0445 GMT June 18, 2019
Europe's key markets extended recent day's heavy losses, following another spectacular downturn in Asian equities, AFP reported.
US stocks attempted a recovery in early business on Wall Street, but traders said that ongoing volatility prevented them from having any real trust in the rebound.
Both the Dow and the S&P 500 indices are 10 percent or more lower from their recent peaks, placing them in what market players call "correction" territory: more than temporary weakness, but still less than a "bear market" or possible crash.
"How long can the sell-off last? That is the million – if not billion – dollar question," Fawad Razaqzada at Forex.com summed up market sentiment, saying that the absence of massive buyers at current low price levels was a worry.
"No one can say for sure, but things don't look pretty out there given that the sharp falls haven't been bought this time around.

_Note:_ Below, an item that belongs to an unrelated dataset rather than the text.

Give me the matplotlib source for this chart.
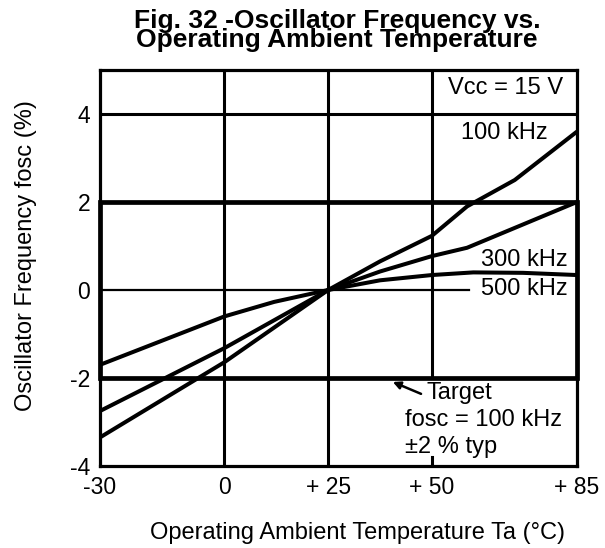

So, things could get ugly really quick," he said.
In Europe, Frankfurt has also lost around 10 percent from its summit levels, while London and Paris, each down around eight percent from recent peaks, have fared only slightly better.
Volatility in world markets remained rampant, making predictions difficult, analysts said.
"The question is whether this is the technical trigger for wider market contagion or just a long overdue 'healthy' pullback for an over-extended market," said Jasper Lawler at the London Capital Group.
While avoiding hazardous forecasts, many analysts said that economic fundamentals across the world are strong, although they conceded that markets don't always mirror what is happening in the real world.
"We would make the point that the stock market can deviate massively from economic fundamentals in the short term," Lawler said, adding that "much of what has helped keep the stock market moving higher is momentum, which is now reversing.
"We would liken the outlook for the US stock market to making a tackle in sports, 'the bigger they are the harder they fall'".
Catching up with more sharp losses in New York and Europe on Thursday, Asian trading floors were a sea of red Friday, with concerns about tighter interest rates, particularly in the United States.
Tokyo, Hong Kong and Shanghai were among the worst hit as investors piled into haven assets such as gold and the yen.
The sell-off followed another battering for Wall Street, where the Dow on Thursday suffered its second-heaviest daily points fall on record -- the worst coming on Monday -- after key US Treasury bond yields spiked on the likelihood of a number of rates rises this year.
After a blistering 2017 and January, markets worldwide have gone into a spasm in the past two weeks on fears that stronger growth and rising inflation will lift borrowing costs at a faster pace than expected.